Жить в Киеве становилось всё сложней и трудней. У Козловских дома уже давно недоедали. В спальню матери при обстреле Киева влетел петлюровский снаряд, всё искорежил и уничтожил почти все носильные и теплые вещи. Занятия в гимназии прекратились, так как ее занимали то госпитали, то военные части. Город переходил из рук в руки, стало по-настоящему голодно, и семья замерзала.
Богатая мать увезла Диму Дукельского в Париж[18], где он позднее был обласкан Рахманиновым, еще позднее – Стравинским. (Спустя годы Алексей Федорович узнал, что Дукельский жив, что, переехав в Америку, он стал жить «двойной» жизнью: взяв фамилию Дюк[19], стал одним из королей джаза, писал много для эстрады и очень разбогател; для души же, под другим именем, издавал авангардную музыку.)
Любимый Валя Леше умер от голода, в тифозном бреду. Его отец потерял рассудок и также умер от истощения. От Вали не осталось ничего, ни одной строчки.
В сумрачный холодный зимний день семья, погрузив на саночки вещи, спускалась к вокзалу, думая, что покидает Киев ненадолго, но, как оказалось, навсегда.

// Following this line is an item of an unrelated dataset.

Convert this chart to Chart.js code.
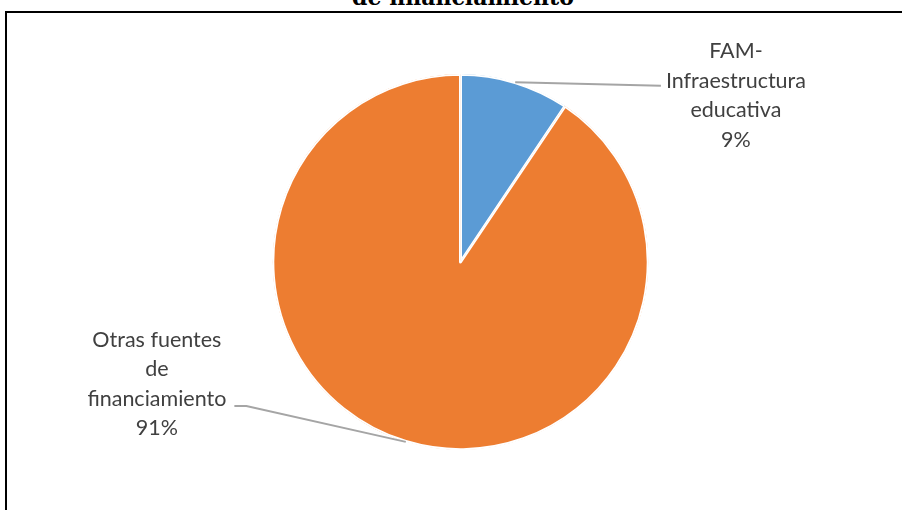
<!DOCTYPE html>
<html>
<head>
<meta charset="utf-8">
<script src="https://cdn.jsdelivr.net/npm/chart.js@4"></script>
<style>
  body { margin: 0; background: #fff; overflow: hidden; }
  #wrap { position: absolute; left: 0; top: 0; width: 902px; height: 510px; }
  #frame { position: absolute; left: 5px; top: 11px; right: -10px; bottom: -10px; border: 2px solid #000; pointer-events: none; }
  #title { position: absolute; left: 0; width: 926px; top: -14px; text-align: center; font: bold 22px "DejaVu Serif", serif; line-height: 22px; color: #000; }
</style>
</head>
<body>
<div id="title">de financiamiento</div>
<div id="frame"></div>
<div id="wrap"><canvas id="pie"></canvas></div>
<script>
const categories = ['FAM-Infraestructura educativa', 'Otras fuentes de financiamiento'];
const labelLines = [['FAM-', 'Infraestructura', 'educativa'], ['Otras fuentes', 'de', 'financiamiento']];
const values = [9.4, 90.6];
const sliceColors = ['#5B9BD5', '#ED7D31'];

const total = values.reduce((a, b) => a + b, 0);

// etiquetas con linea guia, estilo Excel
const leaderLabels = {
    id: 'leaderLabels',
    afterDraw(chart) {
        const ctx = chart.ctx;
        const arcs = chart.getDatasetMeta(0).data;
        ctx.save();
        ctx.font = '21.5px Lato';
        ctx.textAlign = 'center';
        ctx.textBaseline = 'middle';
        arcs.forEach((arc, i) => {
            const p = arc.getProps(['x', 'y', 'startAngle', 'endAngle', 'outerRadius'], true);
            const mid = (p.startAngle + p.endAngle) / 2;
            const ax = p.x + Math.cos(mid) * p.outerRadius;
            const ay = p.y + Math.sin(mid) * p.outerRadius;
            const lines = labelLines[i].concat([Math.round(values[i] / total * 100) + '%']);
            const right = Math.cos(mid) > 0;
            const cx = right ? p.x + p.outerRadius * 1.465 : p.x - p.outerRadius * 1.615;
            const cy = right ? p.y - p.outerRadius * 0.885 : p.y + p.outerRadius * 0.65;
            const lh = 29.5;
            const top = cy - lh * (lines.length - 1) / 2;

            ctx.strokeStyle = '#A5A5A5';
            ctx.lineWidth = 2;
            ctx.beginPath();
            ctx.moveTo(ax, ay);
            if (right) {
                const w = ctx.measureText(lines[1]).width;
                ctx.lineTo(cx - w / 2 - 5, top + lh + 5);
            } else {
                const w = ctx.measureText(lines[2]).width;
                const ly = top + lh * 2 + 7;
                ctx.lineTo(cx + w / 2 + 20, ly);
                ctx.lineTo(cx + w / 2 + 8, ly);
            }
            ctx.stroke();

            ctx.fillStyle = '#404040';
            lines.forEach((t, k) => ctx.fillText(t, cx, top + k * lh));
        });
        ctx.restore();
    }
};

const config = {
    type: 'pie',
    data: {
        labels: categories,
        datasets: [{
            data: values,
            backgroundColor: sliceColors,
            borderColor: '#ffffff',
            borderWidth: 1.5,
            borderAlign: 'inner'
        }]
    },
    options: {
        responsive: true,
        maintainAspectRatio: false,
        animation: false,
        layout: { padding: { top: 74, bottom: 60, left: 19, right: 0 } },
        plugins: {
            legend: { display: false },
            tooltip: { enabled: false }
        }
    },
    plugins: [leaderLabels]
};

const ctx = document.getElementById('pie').getContext('2d');
if (ctx !== null) {
    const myChart = new Chart(ctx, config);
}
</script>
</body>
</html>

Ветер трепал афиши на круглых тумбах. На одной из них Алексей увидел, что из-под многочисленных позднейших объявлений, приказов и сообщений вдруг обнажилась давняя афиша – «Концерт композитора и пианиста А. Н. Скрябина», и давняя обида вспыхнула вновь. Его не взяли на концерт Скрябина, любимого божества. У него болело горло, и взрослые утешали: «Ничего страшного, в следующий раз». Но следующего раза не было. Скрябин умер.
После многодневных причудливых и опасных, в духе тех дней, приключений – одной из тех железнодорожных эпопей, которые многократно описаны в нашей литературе, – они очутились наконец на Каневщине в селе Масловке[20].

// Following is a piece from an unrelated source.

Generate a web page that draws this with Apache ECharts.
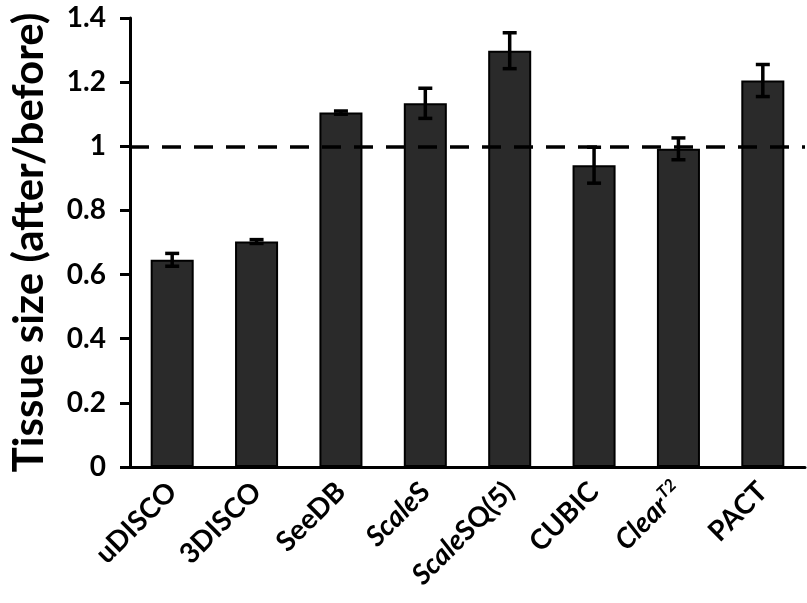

По Украине всё еще носились тачанки разных «батек» и банд, бесчинствовали, жгли, убивали и скрывались в снежной мгле, оставляя погоне знаменитый лозунг на задках тачанок: «Хрен догонишь!» А тут вдруг открылись бескрайняя тишина, и снега, и потонувшие в них огоньки деревенек, и высокое, совершенно гоголевское небо в звездах и лунном сиянии. А местом жительства стал покинутый «Охотничий замок» барона Тричелля, в котором приехавшие из Киева преподаватели организовали «Народную гимназию»[21] (ставшую впоследствии знаменитым Масловским институтом[22]). И потянулись к ним крестьяне и их дети, и несли (вместо жалованья) мешки белой муки, сахар, овощи, масло и всякую снедь – всё, кроме соли, которой не было на много верст вокруг.